[swift-evolution] SE-0170: NSNumber bridging and Numeric types

Stephen Canon scanon at apple.com
Tue Apr 18 11:22:37 CDT 2017


> On Apr 18, 2017, at 12:17 PM, Joe Groff <jgroff at apple.com> wrote:
> 
> 
>> On Apr 17, 2017, at 5:56 PM, Xiaodi Wu via swift-evolution <swift-evolution at swift.org> wrote:
>> 
>> It seems Float.init(exactly: NSNumber) has not been updated to behave similarly?
>> 
>> I would have to say, I would naively expect "exactly" to behave exactly as it says, exactly.
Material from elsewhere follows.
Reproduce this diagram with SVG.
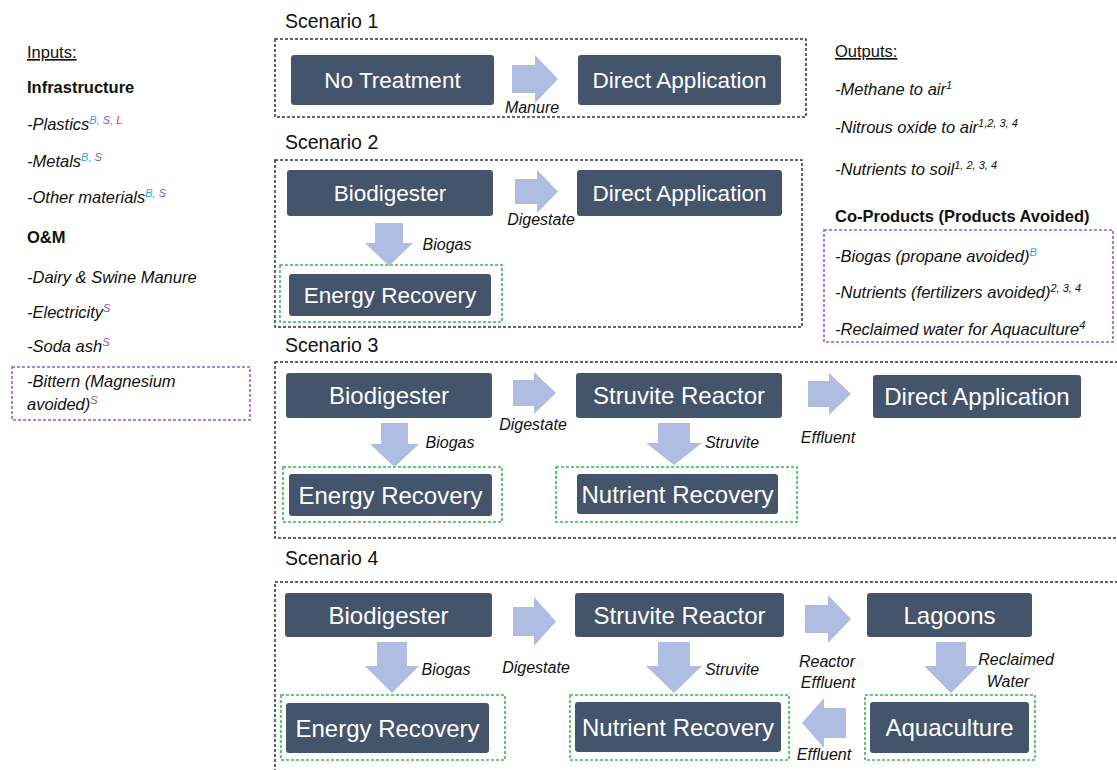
<svg xmlns="http://www.w3.org/2000/svg" width="1117" height="770" viewBox="0 0 1117 770">
<style>
.bg{fill:#ffffff}
.sc{fill:none;stroke:#333;stroke-width:1.5;stroke-dasharray:3 2}
.gr{fill:none;stroke:#2fbf4a;stroke-width:1.6;stroke-dasharray:3 2}
.pu{fill:none;stroke:#9a5bc8;stroke-width:1.6;stroke-dasharray:3 2}
.nd{fill:#44546a}
.nt{font-family:"Liberation Sans",Arial,sans-serif;fill:#ffffff;text-anchor:middle}
.s12 .nt{font-size:22.5px}
.s34 .nt{font-size:24px}
.ar{fill:#afbde2}
.lb{font-family:"Liberation Sans",Arial,sans-serif;font-style:italic;font-size:16px;fill:#111}
.mid{text-anchor:middle}
.st{font-family:"Liberation Sans",Arial,sans-serif;font-size:19.5px;fill:#111}
.tx{font-family:"Liberation Sans",Arial,sans-serif;font-size:16.5px;fill:#111}
.it{font-style:italic}
.bd{font-weight:bold}
.sup{font-size:11px}
.cb{fill:#2fa8e0}
.cs{fill:#8a4fbf}
.cl{fill:#e8323c}
</style>
<rect class="bg" x="0" y="0" width="1117" height="770"/>

<g id="inputs">
<text class="tx" x="27" y="58" text-decoration="underline">Inputs:</text>
<text class="tx bd" x="27" y="93">Infrastructure</text>
<text class="tx it" x="27" y="130">-Plastics<tspan class="sup cb" dy="-6">B,</tspan><tspan class="sup cs"> S,</tspan><tspan class="sup cl"> L</tspan></text>
<text class="tx it" x="27" y="167">-Metals<tspan class="sup cb" dy="-6">B,</tspan><tspan class="sup cs"> S</tspan></text>
<text class="tx it" x="27" y="203">-Other materials<tspan class="sup cb" dy="-6">B,</tspan><tspan class="sup cs"> S</tspan></text>
<text class="tx bd" x="27" y="243">O&amp;M</text>
<text class="tx it" x="27" y="283">-Dairy &amp; Swine Manure</text>
<text class="tx it" x="27" y="318">-Electricity<tspan class="sup cs" dy="-6">S</tspan></text>
<text class="tx it" x="27" y="352">-Soda ash<tspan class="sup cs" dy="-6">S</tspan></text>
<rect class="pu" x="12" y="367" width="238" height="53"/>
<text class="tx it" x="27" y="387">-Bittern (Magnesium</text>
<text class="tx it" x="27" y="410">avoided)<tspan class="sup cs" dy="-6">S</tspan></text>
</g>

<g id="outputs">
<text class="tx" x="835" y="57" text-decoration="underline">Outputs:</text>
<text class="tx it" x="835" y="95">-Methane to air<tspan class="sup" dy="-6">1</tspan></text>
<text class="tx it" x="835" y="133">-Nitrous oxide to air<tspan class="sup" dy="-6">1,2, 3, 4</tspan></text>
<text class="tx it" x="835" y="175">-Nutrients to soil<tspan class="sup" dy="-6">1, 2, 3, 4</tspan></text>
<text class="tx bd" x="835" y="222">Co-Products (Products Avoided)</text>
<rect class="pu" x="824" y="230" width="289" height="112"/>
<text class="tx it" x="835" y="262">-Biogas (propane avoided)<tspan class="sup cb" dy="-6">B</tspan></text>
<text class="tx it" x="835" y="298">-Nutrients (fertilizers avoided)<tspan class="sup" dy="-6">2, 3, 4</tspan></text>
<text class="tx it" x="835" y="335">-Reclaimed water for Aquaculture<tspan class="sup" dy="-6">4</tspan></text>
</g>

<g id="scenario-frames">
<text class="st" x="285" y="28">Scenario 1</text>
<rect class="sc" x="275" y="39" width="531" height="78"/>
<text class="st" x="285" y="149">Scenario 2</text>
<rect class="sc" x="275" y="160" width="527" height="167"/>
<text class="st" x="285" y="352">Scenario 3</text>
<rect class="sc" x="275" y="362" width="860" height="176"/>
<text class="st" x="285" y="565">Scenario 4</text>
<rect class="sc" x="275" y="582" width="860" height="230"/>
</g>

<g id="recovery-frames">
<rect class="gr" x="280" y="265" width="222" height="57"/>
<rect class="gr" x="283" y="467" width="219" height="55"/>
<rect class="gr" x="556" y="467" width="241" height="55"/>
<rect class="gr" x="281" y="695" width="224" height="65"/>
<rect class="gr" x="570" y="695" width="219" height="65"/>
<rect class="gr" x="865" y="695" width="170" height="65"/>
</g>

<g id="connectors">
<polygon class="ar" points="512,65 535,65 535,55 558,79 535,103 535,93 512,93"/>
<polygon class="ar" points="515,179 537,179 537,170 558,191.5 537,213 537,204 515,204"/>
<polygon class="ar" points="375,223 403,223 403,243 413,243 389,266 365,243 375,243"/>
<polygon class="ar" points="513,380 534,380 534,372 556,393 534,414 534,406 513,406"/>
<polygon class="ar" points="808,381 829,381 829,373 851,394 829,415 829,407 808,407"/>
<polygon class="ar" points="381,423 408,423 408,444 419,444 394.5,467 370,444 381,444"/>
<polygon class="ar" points="658,423 690,423 690,443 702,443 674,465 646,443 658,443"/>
<polygon class="ar" points="513,607 534,607 534,597 556,621.5 534,646 534,636 513,636"/>
<polygon class="ar" points="805,605 828,605 828,595 851,619 828,643 828,633 805,633"/>
<polygon class="ar" points="377,642 407,642 407,666 419,666 392,693 365,666 377,666"/>
<polygon class="ar" points="658,642 690,642 690,666 702,666 674,693 646,666 658,666"/>
<polygon class="ar" points="936,642 966,642 966,666 978,666 951,693 924,666 936,666"/>
<polygon class="ar" points="846,708 824,708 824,698 802,723 824,748 824,738 846,738"/>
<text class="lb mid" x="532" y="113">Manure</text>
<text class="lb mid" x="541" y="225">Digestate</text>
<text class="lb mid" x="447" y="250">Biogas</text>
<text class="lb mid" x="533" y="430">Digestate</text>
<text class="lb mid" x="450" y="448">Biogas</text>
<text class="lb mid" x="732" y="448">Struvite</text>
<text class="lb mid" x="828" y="443">Effluent</text>
<text class="lb mid" x="446" y="675">Biogas</text>
<text class="lb mid" x="536" y="673">Digestate</text>
<text class="lb mid" x="732" y="675">Struvite</text>
<text class="lb mid" x="827" y="667">Reactor</text>
<text class="lb mid" x="828" y="688">Effluent</text>
<text class="lb mid" x="1016" y="665">Reclaimed</text>
<text class="lb mid" x="1008" y="687">Water</text>
<text class="lb mid" x="824" y="760">Effluent</text>
</g>

<g class="s12">
<g id="s1-no-treatment"><rect class="nd" x="291" y="55" width="203" height="50" rx="3"/><text class="nt" x="392.5" y="88">No Treatment</text></g>
<g id="s1-direct-application"><rect class="nd" x="578" y="55" width="203" height="50" rx="3"/><text class="nt" x="679.5" y="88">Direct Application</text></g>
<g id="s2-biodigester"><rect class="nd" x="287" y="170" width="206" height="46" rx="3"/><text class="nt" x="390" y="201">Biodigester</text></g>
<g id="s2-direct-application"><rect class="nd" x="577" y="170" width="205" height="46" rx="3"/><text class="nt" x="679.5" y="201">Direct Application</text></g>
<g id="s2-energy-recovery"><rect class="nd" x="289" y="274" width="202" height="42" rx="3"/><text class="nt" x="390" y="303">Energy Recovery</text></g>
</g>
<g class="s34">
<g id="s3-biodigester"><rect class="nd" x="286" y="373" width="206" height="45" rx="3"/><text class="nt" x="389" y="404">Biodigester</text></g>
<g id="s3-struvite-reactor"><rect class="nd" x="576" y="373" width="206" height="45" rx="3"/><text class="nt" x="679" y="404">Struvite Reactor</text></g>
<g id="s3-direct-application"><rect class="nd" x="873" y="375" width="208" height="43" rx="3"/><text class="nt" x="977" y="405">Direct Application</text></g>
<g id="s3-energy-recovery"><rect class="nd" x="289" y="474" width="203" height="42" rx="3"/><text class="nt" x="390.5" y="503.5">Energy Recovery</text></g>
<g id="s3-nutrient-recovery"><rect class="nd" x="577" y="474" width="201" height="40" rx="3"/><text class="nt" x="677.5" y="502.5">Nutrient Recovery</text></g>
<g id="s4-biodigester"><rect class="nd" x="285" y="593" width="207" height="44" rx="3"/><text class="nt" x="388.5" y="623.5">Biodigester</text></g>
<g id="s4-struvite-reactor"><rect class="nd" x="575" y="593" width="209" height="44" rx="3"/><text class="nt" x="679.5" y="623.5">Struvite Reactor</text></g>
<g id="s4-lagoons"><rect class="nd" x="867" y="593" width="165" height="44" rx="3"/><text class="nt" x="949.5" y="623.5">Lagoons</text></g>
<g id="s4-energy-recovery"><rect class="nd" x="286" y="703" width="203" height="50" rx="3"/><text class="nt" x="387.5" y="736.5">Energy Recovery</text></g>
<g id="s4-nutrient-recovery"><rect class="nd" x="575" y="702" width="206" height="50" rx="3"/><text class="nt" x="678" y="735.5">Nutrient Recovery</text></g>
<g id="s4-aquaculture"><rect class="nd" x="870" y="702" width="159" height="51" rx="3"/><text class="nt" x="949.5" y="736">Aquaculture</text></g>
</g>
</svg>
I don't think it should be a synonym for Float(Double(exactly:)).
>> On Mon, Apr 17, 2017 at 19:24 Philippe Hausler via swift-evolution <swift-evolution at swift.org> wrote:
>> I posted my branch and fixed up the Double case to account for your concerns (with a few inspired unit tests to validate)
>> 
>> https://github.com/phausler/swift/tree/safe_nsnumber
>> 
>> There is a builtin assumption here though: it does presume that the swift’s representation of Double and Float are IEEE compliant. However that is a fairly reasonable assumption in the tests.
> 
> (+Steve Canon) What is the behavior of Float.init(exactly: Double)? NSNumber's behavior would ideally be consistent with that.

The implementation is essentially just:

	self.init(other)
	guard Double(self) == other else {
		return nil
	}

i.e. if the result is not equal to the source when round-tripped back to double (which is always exact), the result is nil.